There were the beach areas with their own unique environments such as Pease’s Point, Crescent Beach, Pico Beach, Brandt Island, and “The Neck.” Lee stressed that her father was not given a cruiser, no real form of transportation by which to patrol the community.

“Well, he had a motorized bicycle,” Lee says, “…and he may have used a horse, too. He was a one-man band,” she added, as he traveled an established route, checking in on neighbors, old folks, friends, making sure that all was safe and secure in town.

Lee shared a particularly precious early memory of her father. “He was always at the front of the Memorial Day Parade and I would be thinking, ‘That’s my Father.’ He was so handsome.” She said she couldn’t wait to become a Brownie so she could be in the parade behind her father as he led the way. “I was so proud … he was my hero.”

The Kinney’s home phone was the police department phone, requiring his wife and daughters to take messages when he wasn’t home. In fact, in the absence of an office or headquarters of any kind, Kinney’s home located at 5 North Street with his wife and children was the de facto police department.

“Viola Winslow was the telephone operator,” Lee recalled. “Mom would take down the message and say, “I’ll start with Minnie Tinkham,” whose home was on Long Plain Road in Tinkhamtown, “…then she’d call from one home to the next along Kinney’s route until she had either tracked him down or found a location to leave a message. “And that message got passed along” in a relay from one resident to the next she said. “Mom most often called the poor farm because he’d always stop there when he was out on his route,” Lee stated.

Before Kinney purchased a car he had a motorcycle. “Oh, that was fun because he’d give us rides in the driveway and mother would call out to him to be careful.” When he did purchase his own car, it too was conscripted, becoming the police cruiser, Lee said. The town fathers did agree, however, to pay Kinney mileage.

It would be years before he’d receive a real cruiser and even then it would be purchased with private funds and donations. “There was always a big ‘thermometer’ in front of Town Hall,” Lee laughed. “Dad was always fundraising.”

Lee said Kinney’s compensation for being the police chief was not sufficient to provide for his family. “He had a second job.” She said Kinney and his brother, Harold, owned a gas station near the corner of Route 6 and Main Street and also supplied marine fuel down at the wharves.

“When Dad was busy, my sister and I would pump the fuel at the wharf.
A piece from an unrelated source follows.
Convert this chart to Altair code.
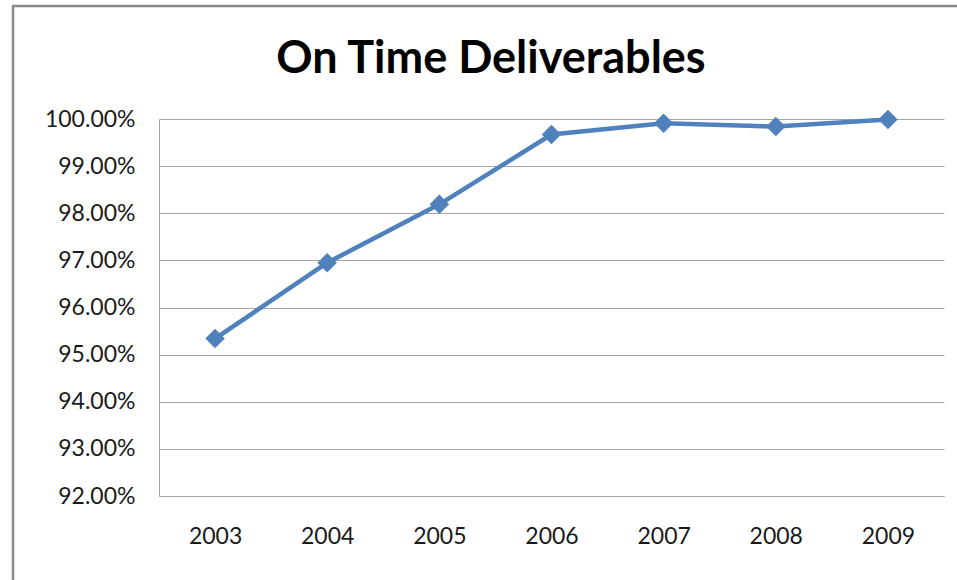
import altair as alt
import pandas as pd

title_text = ["On Time Deliverables"]
years = ["2003", "2004", "2005", "2006", "2007", "2008", "2009"]
on_time = [0.9534, 0.9695, 0.9819, 0.9967, 0.9991, 0.9984, 0.9999]
y_ticks = [0.92, 0.93, 0.94, 0.95, 0.96, 0.97, 0.98, 0.99, 1.00]

df = pd.DataFrame({"year": years, "pct": on_time})
one = pd.DataFrame({"t": title_text})

FONT = "Lato"
BLUE = "#4F81BD"
GRID = "#A6A6A6"

x_enc = alt.X("year:N", sort=years, title=None,
              scale=alt.Scale(paddingInner=0, paddingOuter=0.5),
              axis=alt.Axis(labelAngle=0, ticks=False, grid=False, domainColor=GRID,
                            labelPadding=29, labelFontSize=23, labelFont=FONT,
                            labelColor="#1a1a1a"))
y_enc = alt.Y("pct:Q", title=None,
              scale=alt.Scale(domain=[0.92, 1.0], nice=False, zero=False),
              axis=alt.Axis(values=y_ticks, format=".2%", ticks=False, grid=True,
                            gridColor=GRID, gridWidth=1.2, domainColor=GRID,
                            labelPadding=24, labelFontSize=23, labelFont=FONT,
                            labelColor="#1a1a1a"))

line = alt.Chart(df).mark_line(color=BLUE, strokeWidth=4.5).encode(x=x_enc, y=y_enc)
points = alt.Chart(df).mark_point(shape="diamond", filled=True, color=BLUE,
                                  size=380, opacity=1).encode(x=x_enc, y=y_enc)

frame_left = alt.Chart(one).mark_rule(color="#8c8c8c", strokeWidth=2.5).encode(
    x=alt.value(-146), y=alt.value(-113), y2=alt.value(470))
frame_top = alt.Chart(one).mark_rule(color="#8c8c8c", strokeWidth=2.5).encode(
    x=alt.value(-147), x2=alt.value(810), y=alt.value(-113))

title = alt.Chart(one).mark_text(font=FONT, fontSize=45, fontWeight="bold",
                                 color="#000000", align="center",
                                 baseline="alphabetic").encode(
    text="t:N", x=alt.value(332), y=alt.value(-46))

chart = alt.layer(frame_left, frame_top, line, points, title).properties(
    width=785, height=377,
    autosize=alt.AutoSizeParams(type="none"),
    padding={"left": 159, "top": 119, "right": 13, "bottom": 84},
).configure_view(stroke=None)

chart.save("out.html", embed_options={"renderer": "svg", "actions": False})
We loved it…. Boats from the New York Yacht Club would come in … now that was fun,” Lee said. She also said her father was a fixture at the wharves when he wasn’t on patrol or handling police business.
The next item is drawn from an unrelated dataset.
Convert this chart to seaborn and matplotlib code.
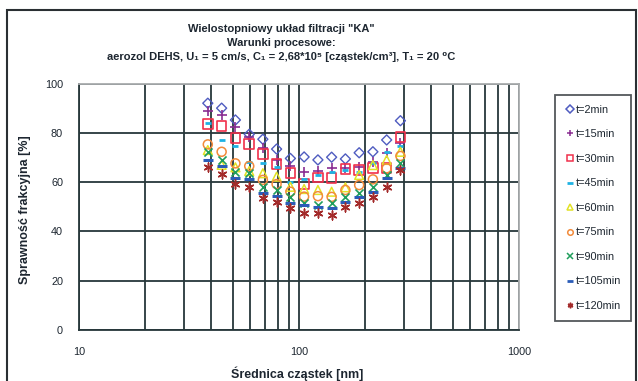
import matplotlib
matplotlib.use("Agg")
import matplotlib.pyplot as plt
from matplotlib.patches import Rectangle
from matplotlib.ticker import LogLocator, FixedLocator, NullFormatter
import seaborn as sns
import pandas as pd

# Particle diameters [nm]
diameters = [38.5, 44.5, 51.4, 59.4, 68.5, 79.1, 91.4, 105.5, 121.9, 140.7,
             162.5, 187.7, 216.7, 250.3, 289.0]

# Fractional efficiency [%] for each filtration time
eff_t2 = [92.0, 90.0, 85.2, 79.4, 77.4, 73.4, 69.6, 70.2, 69.0, 70.1, 69.4, 71.9, 72.3, 77.1, 84.9]
eff_t15 = [89.0, 87.2, 82.5, 78.4, 73.7, 69.0, 66.7, 63.9, 64.4, 65.8, 65.6, 66.0, 68.3, 71.9, 75.7]
eff_t30 = [83.6, 82.7, 78.0, 75.5, 71.4, 67.3, 63.8, 59.2, 61.9, 61.7, 65.2, 64.9, 65.6, 65.6, 78.4]
eff_t45 = [84.1, 77.1, 74.7, 68.3, 67.9, 66.0, 60.2, 61.4, 62.9, 63.9, 65.0, 64.2, 67.6, 72.3, 74.6]
eff_t60 = [73.0, 67.0, 66.0, 64.5, 63.6, 62.2, 58.1, 57.2, 56.8, 56.1, 57.9, 62.9, 66.9, 69.0, 72.3]
eff_t75 = [75.3, 72.3, 67.6, 66.5, 60.9, 59.2, 56.1, 54.1, 54.3, 54.0, 56.8, 58.8, 61.1, 65.6, 70.6]
eff_t90 = [72.3, 68.8, 64.2, 63.6, 57.9, 56.8, 53.8, 51.4, 50.9, 51.4, 53.8, 55.7, 58.1, 62.9, 67.6]
eff_t105 = [69.0, 66.5, 61.5, 61.1, 55.7, 54.4, 51.4, 50.7, 50.0, 49.4, 52.1, 54.1, 56.1, 61.5, 65.6]
eff_t120 = [66.0, 63.4, 59.2, 58.1, 53.4, 52.1, 49.4, 47.6, 47.6, 46.7, 49.8, 51.6, 53.8, 57.9, 64.9]

labels = ["t=2min", "t=15min", "t=30min", "t=45min", "t=60min",
          "t=75min", "t=90min", "t=105min", "t=120min"]
series = [eff_t2, eff_t15, eff_t30, eff_t45, eff_t60,
          eff_t75, eff_t90, eff_t105, eff_t120]

x_ticks = [10, 100, 1000]
x_tick_labels = ["10", "100", "1000"]
y_ticks = [0, 20, 40, 60, 80, 100]

# marker, colour, size, hollow?, linewidth
styles = [
    ("D", "#4f5cc0", 26, True, 1.0),
    ("+", "#8a2d92", 45, False, 1.2),
    ("s", "#f0304c", 48, True, 1.2),
    ("_", "#1eb2e4", 22, False, 2.0),
    ("^", "#e2e226", 40, True, 1.1),
    ("o", "#f28a3a", 42, True, 1.1),
    ("x", "#1f9e5c", 34, False, 1.2),
    ("_", "#2a5cb8", 42, False, 2.2),
    ((6, 2, 0), "#a32a2a", 40, False, 1.1),
]

sns.set_theme(style="white")
plt.rcParams["font.family"] = ["Liberation Sans", "DejaVu Sans"]
grid_col = "#26373a"
text_col = "#1d2630"

fig = plt.figure(figsize=(6.38, 3.81), dpi=100)
ax = fig.add_axes([79 / 638, 1 - 330 / 381, 440 / 638, 246.5 / 381])

handles = []
for lab, vals, (mk, col, size, hollow, lw) in zip(labels, series, styles):
    df = pd.DataFrame({"d": diameters, "eff": vals})
    if hollow:
        sns.scatterplot(data=df, x="d", y="eff", marker=mk, s=size,
                        facecolor="none", edgecolor=col, linewidth=lw,
                        ax=ax, zorder=3)
    else:
        sns.scatterplot(data=df, x="d", y="eff", marker=mk, s=size,
                        color=col, linewidth=lw, ax=ax, zorder=3)
    h = plt.Line2D([], [], linestyle="none", marker=mk,
                   markersize=4.0 if mk != "_" else 4.5,
                   markerfacecolor="none" if hollow else col,
                   markeredgecolor=col,
                   markeredgewidth=1.1 if mk != "_" else 2.0,
                   label=lab)
    handles.append(h)

ax.set_xscale("log")
ax.set_xlim(10, 1000)
ax.set_ylim(0, 100)
ax.set_yticks(y_ticks)
ax.xaxis.set_major_locator(FixedLocator(x_ticks))
ax.xaxis.set_minor_locator(LogLocator(base=10, subs=range(2, 10)))
ax.xaxis.set_minor_formatter(NullFormatter())
ax.set_xticklabels(x_tick_labels)

ax.grid(True, which="major", axis="both", color=grid_col, linewidth=1.3)
ax.grid(True, which="minor", axis="x", color=grid_col, linewidth=1.3)
ax.set_axisbelow(True)

for side in ("left", "bottom"):
    ax.spines[side].set_color(grid_col)
    ax.spines[side].set_linewidth(1.3)
for side in ("top", "right"):
    ax.spines[side].set_color("#a9acae")
    ax.spines[side].set_linewidth(1.3)

ax.tick_params(axis="both", which="major", direction="out", length=4,
               width=1.2, color=grid_col, labelsize=7.8, labelcolor=text_col)
ax.tick_params(axis="y", which="major", pad=7.5)
ax.tick_params(axis="x", which="major", pad=8.5)
ax.tick_params(axis="x", which="minor", bottom=False)

ax.set_xlabel("Średnica cząstek [nm]", fontsize=9, fontweight="bold",
              color=text_col)
ax.set_ylabel("Sprawność frakcyjna [%]", fontsize=9, fontweight="bold",
              color=text_col)
ax.xaxis.set_label_coords(0.495, (330 - 374) / 246.5)
ax.xaxis.label.set_va("center")
ax.yaxis.set_label_coords((25 - 79) / 440, 0.487)
ax.yaxis.label.set_va("center")

# Chart title (three lines)
title_x = 281 / 638
fig.text(title_x, 1 - 29 / 381, 'Wielostopniowy układ filtracji "KA"',
         ha="center", va="center", fontsize=8, fontweight="bold", color=text_col)
fig.text(title_x, 1 - 42.5 / 381, "Warunki procesowe:",
         ha="center", va="center", fontsize=8, fontweight="bold", color=text_col)
fig.text(title_x, 1 - 57 / 381,
         "aerozol DEHS, U₁ = 5 cm/s, C₁ = 2,68*10⁵ [cząstek/cm³], T₁ = 20 ⁰C",
         ha="center", va="center", fontsize=8, fontweight="bold", color=text_col)

leg = ax.legend(handles=handles, loc="upper left",
                bbox_to_anchor=(555 / 638, 1 - 95 / 381),
                bbox_transform=fig.transFigure, frameon=True, fancybox=False,
                fontsize=7.8, labelspacing=1.34, handlelength=1.0,
                handletextpad=0.05, borderpad=0.9, borderaxespad=0)
leg.get_frame().set_edgecolor("#2a2f33")
leg.get_frame().set_linewidth(1.3)
for t in leg.get_texts():
    t.set_color(text_col)

# Outer chart frame
fig.patches.append(Rectangle((7 / 638, -0.05), 629 / 638, 1.05 - 10 / 381,
                             transform=fig.transFigure, fill=False,
                             edgecolor="#2a2f33", linewidth=1.5))

fig.savefig("out.png", dpi=100)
It was difficult for her mother, though, a piano and organ instructor, to get around without a car until the day Kinney surprised her with one. “He told me and my sister to go get Mom. We called, ‘Mom, Dad wants to see you outside!’” Kinney had purchased his wife a red convertible. “Mom had always wanted a red convertible. She started to cry, which made me and my sister Jocelyn cry, but we were all so happy.”

Another clear memory Lee shared was when inebriated locals would get anonymously dropped off on the Kinney doorstep, “We’d hear moaning and mother would tell us not to worry and shooed us away from the door as Dad went out.” She concludes now that her father took them home or to the poor farm to sleep it off. “He was always on duty.”
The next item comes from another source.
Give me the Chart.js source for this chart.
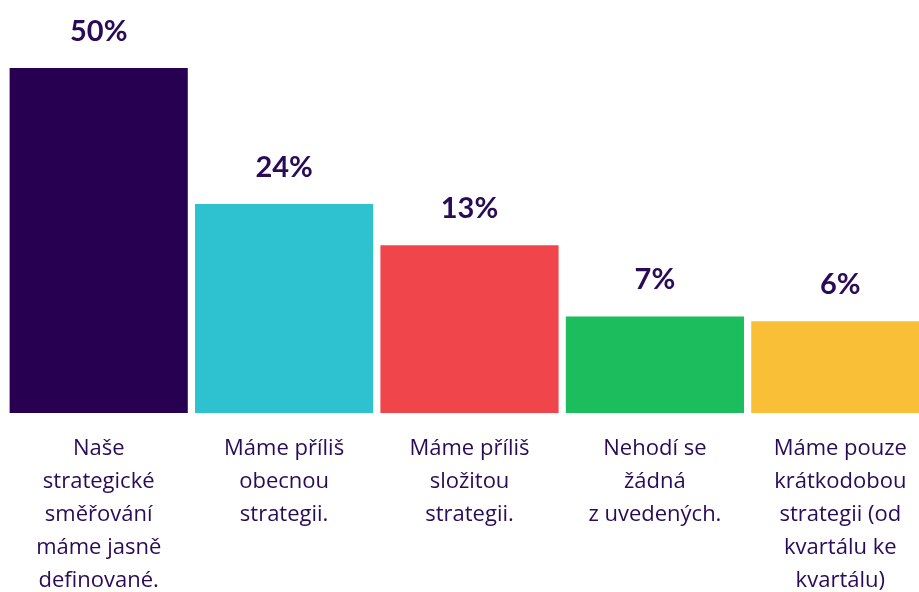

When the fire department moved from its location in the back of Town Hall to Route 6, Kinney finally got a space of his own for his expanding department. By then, through fundraising and other private donations, he had a real cruiser, an ambulance, and a small police force. Mattapoisett was growing.

After the 1954 hurricane, Kinney purchased a fixer-upper in Crescent Beach, a place Lee says he really and truly enjoyed. “Dad frequently commented he couldn’t get anything done because people were always stopping by,” Lee said. At Crescent Beach away from the center of the village, the Kinneys could enjoy a little down time.

“For so many years he did everything and usually alone,” Lee explained. “He was getting tired. He wanted to enjoy his home.”

Kinney retired at the age of 65, but would have little more than two years to relax. He died suddenly in 1972. Lee remarked, “He was just worn out.”

While her memories ebb and flow with each telling of those days spent running down the wharves, watching her father march in parades, and his care and concern for the people in the community, Lee draws the departed close and cherishes once again her father, a man who earned his place in Mattapoisett’s history.